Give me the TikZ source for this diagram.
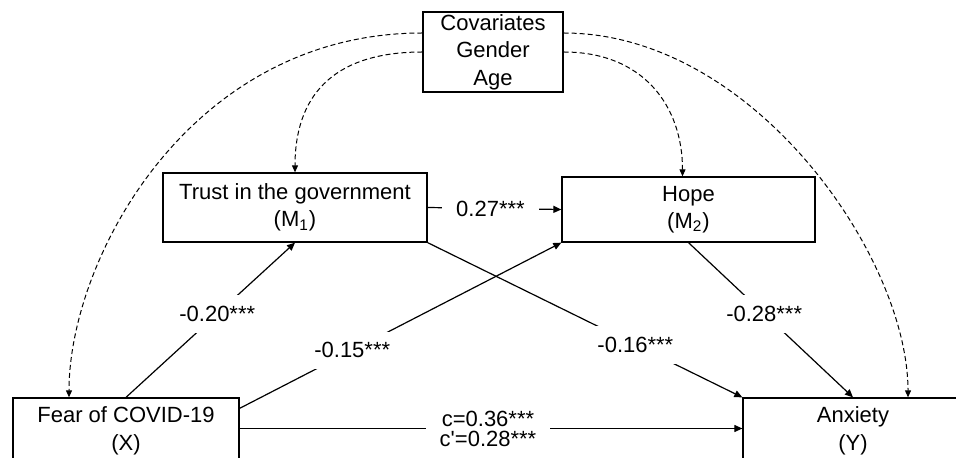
\documentclass[tikz,border=0pt]{standalone}
\usepackage{fontspec}
\setmainfont{Liberation Sans}
\usetikzlibrary{arrows.meta}

\tikzset{
	var/.style={draw, line width=0.65pt, align=center, inner sep=0pt},
	effect/.style={line width=0.6pt, -{Triangle[length=4pt,width=3.5pt]}},
	control/.style={line width=0.5pt, dash pattern=on 2.5pt off 1.5pt, -{Triangle[length=3.5pt,width=3pt]}},
	coef/.style={fill=white, inner xsep=7pt, inner ysep=5.5pt}
}

\begin{document}
\begin{tikzpicture}[x=0.5pt, y=-0.5pt, every node/.style={font=\fontsize{11}{13.75}\selectfont}]
	\useasboundingbox (0,0) rectangle (956,458);

	\node[var, minimum width=70pt, minimum height=40pt] (cov) at (493,52) {Covariates\\Gender\\Age};
	\node[var, minimum width=132pt, minimum height=34.5pt] (trust) at (295,207.5) {Trust in the government\\(M\textsubscript{1})};
	\node[var, minimum width=126.5pt, minimum height=32.5pt] (hope) at (688.5,209.5) {Hope\\(M\textsubscript{2})};
	\node[var, minimum width=113pt, minimum height=33pt] (fear) at (126,431) {Fear of COVID-19\\(X)};
	\node[var, minimum width=110pt, minimum height=33pt] (anx) at (853,431) {Anxiety\\(Y)};

	\draw[control]
	([yshift=9.5pt]cov.west) .. controls +(-116.5pt,0) and +(0,69pt) .. ([xshift=-28.5pt]fear.north);
	\draw[control]
	(cov.west) .. controls +(-46.5pt,0) and +(0,36.5pt) .. (trust.north);
	\draw[control]
	(cov.east) .. controls +(40pt,0) and +(0,35pt) .. ([xshift=-3pt]hope.north);
	\draw[control]
	([yshift=9.5pt]cov.east) .. controls +(95pt,0) and +(0,70pt) .. ([xshift=27.5pt]anx.north);

	\draw[effect] (fear.north) -- node[coef, pos=0.54] {-0.20***} (trust.south);
	\draw[effect] ([yshift=-5.5pt]fear.north east) -- node[coef, pos=0.35] {-0.15***} (hope.south west);
	\draw[effect] (trust.east) -- node[coef, pos=0.47] {0.27***} (hope.west);
	\draw[effect] (trust.south east) -- node[coef, pos=0.66] {-0.16***} (anx.north west);
	\draw[effect] (hope.south) -- node[coef, pos=0.46] {-0.28***} (anx.north);
	\draw[effect] ([yshift=1.25pt]fear.east) -- node[coef, align=center, font=\fontsize{11}{10}\selectfont, pos=0.494] {c=0.36***\\c\textquotesingle=0.28***} ([yshift=1.25pt]anx.west);
\end{tikzpicture}
\end{document}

YOUR TASK: Skip the pictures and restate exactly the lines from the beginning of the listing to the line with "(0,0) rectangle (956,458);", that line included.

TASK RESULT:
Give me the TikZ source for this diagram.
\documentclass[tikz,border=0pt]{standalone}
\usepackage{fontspec}
\setmainfont{Liberation Sans}
\usetikzlibrary{arrows.meta}

\tikzset{
	var/.style={draw, line width=0.65pt, align=center, inner sep=0pt},
	effect/.style={line width=0.6pt, -{Triangle[length=4pt,width=3.5pt]}},
	control/.style={line width=0.5pt, dash pattern=on 2.5pt off 1.5pt, -{Triangle[length=3.5pt,width=3pt]}},
	coef/.style={fill=white, inner xsep=7pt, inner ysep=5.5pt}
}

\begin{document}
\begin{tikzpicture}[x=0.5pt, y=-0.5pt, every node/.style={font=\fontsize{11}{13.75}\selectfont}]
	\useasboundingbox (0,0) rectangle (956,458);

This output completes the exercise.